Code Example: Manual Asynchronous Commit

This pattern is best for processing messages one by one and committing after each one.

from confluent_kafka import Consumer, KafkaException
import time
# --- Configuration ---
# 'enable.auto.commit': False is the key setting for manual commits.
conf = {
    'bootstrap.servers': 'localhost:9092',
    'group.id': 'python-manual-commit-group',
    'auto.offset.reset': 'earliest',
    'enable.auto.commit': False
}
# --- Create Consumer ---
consumer = Consumer(conf)
# --- Subscribe to a Topic ---
topic = 'my_topic'
consumer.subscribe([topic])
# --- Main Loop ---
try:
    while True:
        msg = consumer.poll(timeout=1.0)
        if msg is None:
            continue
        if msg.error():
            print(f"Consumer error: {msg.error()}")
            continue
        # --- Process the message ---
        print(f"Received message: {msg.value().decode('utf-8')} on partition {msg.partition()} at offset {msg.offset()}")
        # --- Simulate work ---
        # time.sleep(1) 
        # --- Manually commit the offset ASYNCHRONOUSLY ---
        # We commit the offset of the message we just processed.
        consumer.commit(asynchronous=True)
        print(f"Committed offset {msg.offset()} for partition {msg.partition()}")
except KeyboardInterrupt:
    print("Consumer interrupted.")
finally:
    # --- Cleanup ---
    # It's good practice to commit any remaining offsets before closing.
    consumer.commit(asynchronous=False)
    consumer.close()
    print("Consumer closed.")

Code Example: Manual Commit in Batches (More Efficient)

Committing after every single message can create a lot of network traffic.
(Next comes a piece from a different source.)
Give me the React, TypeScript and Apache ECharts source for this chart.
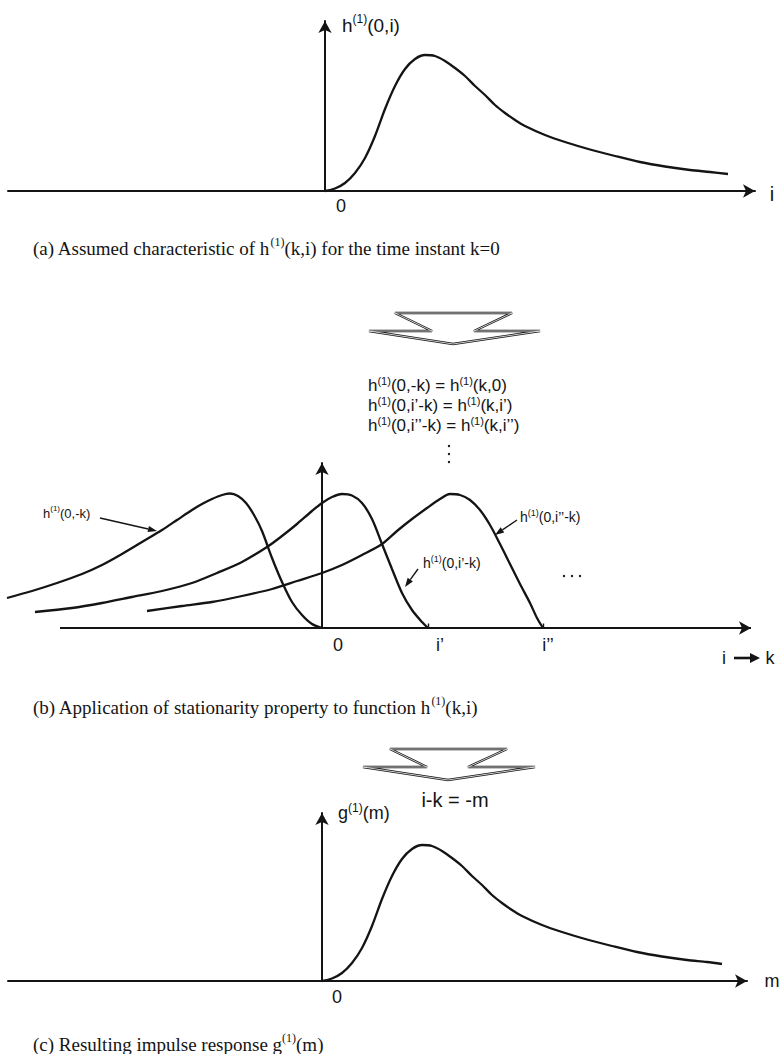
import React, { useEffect, useRef } from "react";
import * as echarts from "echarts";

const INK = "#141414";
const SANS = "'Liberation Sans', Arial, sans-serif";
const SERIF = "'Liberation Serif', 'Times New Roman', serif";

// (a) assumed characteristic h(1)(0,i) over i
const iA = [0, 1, 2, 3, 4, 5, 6, 7, 8, 9, 10, 11, 12, 13, 14, 15, 16, 17, 18, 19, 20, 22, 24, 26.5, 29, 31.5, 34, 36.5, 38.5, 40.3];
const hA = [0, 0.25, 0.8, 1.8, 3.3, 5.5, 8.2, 10.5, 12.2, 13.2, 13.6, 13.5, 13.0, 12.3, 11.5, 10.5, 9.6, 8.6, 7.8, 7.1, 6.5, 5.6, 4.9, 4.15, 3.5, 2.9, 2.45, 2.1, 1.9, 1.7];

// (b) h(1)(0,-k)
const kB0 = [-31.5, -29, -26.5, -24, -22, -20, -18, -16, -14.5, -13, -12, -11, -10, -9.2, -8.4, -7.6, -6.8, -6, -5, -4, -3, -2, -1, 0];
const hB0 = [3.0, 3.7, 4.5, 5.4, 6.3, 7.4, 8.6, 9.8, 10.8, 11.8, 12.4, 12.9, 13.3, 13.45, 13.2, 12.5, 11.3, 9.7, 7.0, 4.6, 2.6, 1.3, 0.4, 0];
// (b) h(1)(0,i'-k)
const kB1 = [-28.7, -25, -22, -19, -16, -13, -10.5, -8, -5.5, -4, -2.5, -1, 0, 1, 2, 3, 4, 5, 6, 7, 8, 9, 10, 10.6];
const hB1 = [1.6, 2.0, 2.5, 3.1, 3.7, 4.5, 5.5, 6.6, 8.1, 9.2, 10.4, 11.7, 12.5, 13.1, 13.4, 13.25, 12.5, 10.9, 8.4, 5.9, 3.5, 1.8, 0.6, 0];
// (b) h(1)(0,i''-k)
const kB2 = [-17.5, -14, -11, -8, -5, -2.5, 0, 2, 4, 6, 7.5, 9, 10.5, 11.8, 12.8, 13.8, 14.8, 15.8, 16.8, 17.8, 18.8, 19.8, 20.8, 21.5, 22.1];
const hB2 = [1.7, 2.2, 2.6, 3.2, 3.9, 4.7, 5.5, 6.3, 7.3, 8.4, 9.7, 10.9, 12.0, 12.9, 13.4, 13.3, 12.8, 11.8, 10.3, 8.4, 6.4, 4.4, 2.5, 1.0, 0];

// (c) resulting impulse response g(1)(m)
const mC = [0, 1, 2, 3, 4, 5, 6, 7, 8, 9, 10, 11, 12, 13, 14, 15, 16, 17, 18, 19, 20, 22, 24, 26.5, 29, 31.5, 34, 36.5, 38.5, 40.0];
const gC = [0, 0.25, 0.8, 1.8, 3.3, 5.5, 8.2, 10.5, 12.2, 13.2, 13.6, 13.5, 13.0, 12.3, 11.5, 10.5, 9.6, 8.6, 7.8, 7.1, 6.5, 5.6, 4.9, 4.15, 3.5, 2.9, 2.45, 2.1, 1.9, 1.7];

// positions of i' and i'' on the k axis of (b)
const primeTicks = [10.6, 22.1];
const primeNames = ["i’", "i’’"];

const UNIT = 10; // pixels per axis unit

// pixel frame of each panel: origin column, grid extent, drawn baseline extent, baseline and top of the vertical axis
const frames = [
  { originX: 325, gridX0: 8, lineX0: 8, endX: 755, baseY: 191, topY: 21 },
  { originX: 322, gridX0: 0, lineX0: 60, endX: 751, baseY: 628, topY: 463 },
  { originX: 322, gridX0: 8, lineX0: 8, endX: 747, baseY: 981, topY: 813 },
];

const zip = (xs: number[], ys: number[]) => xs.map((x, i) => [x, ys[i]]);

const richStyle = (size: number, family: string, lh: number) => ({
  n: { fontSize: size, fontFamily: family, fill: INK, lineHeight: lh, verticalAlign: "middle" },
  s: {
    fontSize: Math.round(size * 0.64),
    fontFamily: family,
    fill: INK,
    lineHeight: Math.round(size * 0.64),
    verticalAlign: "top",
  },
});

function label(text: string, x: number, y: number, size: number, family = SANS, align = "left", lh = Math.round(size * 1.3)) {
  return {
    type: "text",
    silent: true,
    style: {
      text,
      x,
      y,
      align,
      verticalAlign: "middle",
      fill: INK,
      fontSize: size,
      fontFamily: family,
      rich: richStyle(size, family, lh),
    },
  };
}

function pointer(x1: number, y1: number, x2: number, y2: number, width = 1.4, len = 9, half = 3.2) {
  const a = Math.atan2(y2 - y1, x2 - x1);
  const bx = x2 - len * Math.cos(a);
  const by = y2 - len * Math.sin(a);
  const px = -Math.sin(a) * half;
  const py = Math.cos(a) * half;
  return [
    { type: "line", silent: true, shape: { x1, y1, x2: bx, y2: by }, style: { stroke: INK, lineWidth: width } },
    {
      type: "polygon",
      silent: true,
      shape: { points: [[x2, y2], [bx + px, by + py], [bx - px, by - py]] },
      style: { fill: INK },
    },
  ];
}

// wide outlined chevron pointing down, drawn with a double stroke
function chevron(pts: number[][]) {
  return [
    { type: "polygon", silent: true, shape: { points: pts }, style: { fill: "#fff", stroke: INK, lineWidth: 2.4, lineJoin: "miter" } },
    { type: "polygon", silent: true, shape: { points: pts }, style: { fill: "none", stroke: "#fff", lineWidth: 0.8, lineJoin: "miter" } },
  ];
}

function dot(x: number, y: number) {
  return { type: "circle", silent: true, shape: { cx: x, cy: y, r: 1.2 }, style: { fill: INK } };
}

function buildOption() {
  const arrowLine = (show: boolean) => ({
    show,
    onZero: true,
    symbol: ["none", "arrow"],
    symbolSize: [10, 12],
    lineStyle: { color: INK, width: 2 },
  });
  const grids = frames.map((f) => ({
    left: f.gridX0,
    top: f.topY,
    width: f.endX - f.gridX0,
    height: f.baseY - f.topY,
    containLabel: false,
  }));
  const xAxes = frames.map((f, idx) => ({
    type: "value",
    gridIndex: idx,
    min: (f.gridX0 - f.originX) / UNIT,
    max: (f.endX - f.originX) / UNIT,
    axisLine: arrowLine(f.gridX0 === f.lineX0),
    axisTick: { show: false },
    axisLabel: { show: false },
    splitLine: { show: false },
  }));
  const yAxes = frames.map((f, idx) => ({
    type: "value",
    gridIndex: idx,
    min: 0,
    max: (f.baseY - f.topY) / UNIT,
    axisLine: arrowLine(true),
    axisTick: { show: false },
    axisLabel: { show: false },
    splitLine: { show: false },
  }));

  const curve = (idx: number, xs: number[], ys: number[], extra: any = {}) => ({
    type: "line",
    xAxisIndex: idx,
    yAxisIndex: idx,
    data: zip(xs, ys),
    smooth: 0.3,
    showSymbol: false,
    clip: false,
    silent: true,
    lineStyle: { color: INK, width: 2.3 },
    ...extra,
  });

  // baseline of (b), started right of the grid edge so the curve tails can run past it,
  // plus the small ticks at i' and i''
  const fb = frames[1];
  const kBase: any = {
    markLine: {
      silent: true,
      animation: false,
      symbol: ["none", "none"],
      label: { show: false },
      lineStyle: { color: INK, width: 2, type: "solid" },
      emphasis: { disabled: true },
      data: [
        [
          { coord: [(fb.lineX0 - fb.originX) / UNIT, 0], symbol: "none" },
          { coord: [(fb.endX - fb.originX) / UNIT, 0], symbol: "arrow", symbolSize: [10, 12] },
        ],
        ...primeTicks.map((t) => [
          { coord: [t, 0], lineStyle: { width: 1.4 } },
          { coord: [t, 0.45] },
        ]),
      ],
    },
  };

  const eqText =
    "{n|h}{s|(1)}{n|(0,-k) = h}{s|(1)}{n|(k,0)}\n" +
    "{n|h}{s|(1)}{n|(0,i’-k) = h}{s|(1)}{n|(k,i’)}\n" +
    "{n|h}{s|(1)}{n|(0,i’’-k) = h}{s|(1)}{n|(k,i’’)}";

  const graphics: any[] = [
    // (a)
    label("{n|h}{s|(1)}{n|(0,i)}", 342, 25, 19),
    label("0", 341, 206, 18, SANS, "center"),
    label("i", 772, 194, 20, SANS, "center"),
    label("{n|(a) Assumed characteristic of h}{s|(1)}{n|(k,i) for the time instant k=0}", 33, 248, 19, SERIF),

    // (b)
    ...chevron([[395, 313], [512, 313], [474, 331], [540, 331], [453, 344], [369, 331], [432, 331]]),
    label(eqText, 368, 405, 17, SANS, "left", 20),
    dot(449, 446),
    dot(449, 454),
    dot(449, 462),
    label("{n|h}{s|(1)}{n|(0,-k)}", 43, 513, 13),
    ...pointer(100, 518, 157, 531),
    label("{n|h}{s|(1)}{n|(0,i’’-k)}", 520, 517, 14),
    ...pointer(517, 520, 495, 535),
    label("{n|h}{s|(1)}{n|(0,i’-k)}", 423, 563, 14),
    ...pointer(418, 569, 405, 587),
    dot(564, 576),
    dot(572, 576),
    dot(580, 576),
    label("0", 338, 645, 18, SANS, "center"),
    label(primeNames[0], 440, 645, 18, SANS, "center"),
    label(primeNames[1], 548, 645, 18, SANS, "center"),
    label("i", 724, 658, 18, SANS, "center"),
    ...pointer(734, 658, 760, 658, 2.6, 10, 5),
    label("k", 770, 658, 18, SANS, "center"),
    label("{n|(b) Application of stationarity property to function h}{s|(1)}{n|(k,i)}", 33, 707, 19, SERIF),

    // (c)
    ...chevron([[390, 749], [507, 749], [468, 767], [535, 767], [448, 780], [363, 767], [427, 767]]),
    label("i-k = -m", 455, 800, 20, SANS, "center"),
    label("{n|g}{s|(1)}{n|(m)}", 338, 813, 18),
    label("0", 337, 997, 18, SANS, "center"),
    label("m", 772, 981, 18, SANS, "center"),
    label("{n|(c) Resulting impulse response g}{s|(1)}{n|(m)}", 33, 1044, 19, SERIF),
  ];

  return {
    animation: false,
    backgroundColor: "#fff",
    textStyle: { fontFamily: SANS, color: INK },
    grid: grids,
    xAxis: xAxes,
    yAxis: yAxes,
    series: [
      curve(0, iA, hA),
      curve(1, kB0, hB0, kBase),
      curve(1, kB1, hB1),
      curve(1, kB2, hB2),
      curve(2, mC, gC),
    ],
    graphic: graphics,
  };
}

export default function App() {
  const ref = useRef<HTMLDivElement>(null);
  useEffect(() => {
    document.body.style.margin = "0";
    if (!ref.current) return;
    const chart = echarts.init(ref.current, undefined, { renderer: "svg" });
    chart.setOption(buildOption() as any);
    return () => chart.dispose();
  }, []);
  return <div ref={ref} style={{ width: 783, height: 1054, background: "#fff" }} />;
}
A much more efficient pattern is to process a small batch of messages and then commit the offset of the last message in the batch.

from confluent_kafka import Consumer, KafkaException
conf = {
    'bootstrap.servers': 'localhost:9092',
    'group.id': 'python-batch-commit-group',
    'auto.offset.reset': 'earliest',
    'enable.auto.commit': False
}
consumer = Consumer(conf)
topic = 'my_topic'
consumer.subscribe([topic])
batch_size = 5 # Process 5 messages before committing
message_count = 0
try:
    while True:
        msg = consumer.poll(timeout=1.0)
        if msg is None:
            continue
        if msg.error():
            print(f"Consumer error: {msg.error()}")
            continue
        # --- Process the message ---
        print(f"Received message: {msg.value().decode('utf-8')}")
        message_count += 1
        # --- Commit in batches ---
        if message_count % batch_size == 0:
            # We commit the offset of the last message in the batch.
            # The 'offsets' parameter allows precise control.
            offsets = consumer.commit(asynchronous=True)
            print(f"Committed batch. Last committed offset: {msg.offset()}")
except KeyboardInterrupt:
    print("Consumer interrupted.")
finally:
    # Final commit before closing
    consumer.commit(asynchronous=False)
    consumer.close()
    print("Consumer closed.")

Best Practices and Key Takeaways

1. Start with Automatic Committing: For simple scripts or when duplicate processing is not a big deal, automatic committing is fine.
2. Use Manual Committing for Production Systems: For any critical application where data integrity is important (e.g., financial transactions, order processing), always use manual committing.
3. Asynchronous is Usually Better: For most use cases, prefer asynchronous manual commits (consumer.commit(asynchronous=True)) to avoid slowing down your message processing loop.
4. Commit in Batches: Improve performance by processing a small batch of messages (e.g., 10, 50, 100) and then committing the offset of the last message in the batch.
5. Handle Exceptions Gracefully: The offset for a message should only be committed after your application's logic for that message has completed successfully. If processing fails, you should not commit and the poll() call will eventually return the same message again (after the auto.offset.reset timeout).
6. Commit on Shutdown: Always commit offsets one last time in your finally block before closing the consumer to ensure you don't lose progress if the application is terminated unexpectedly.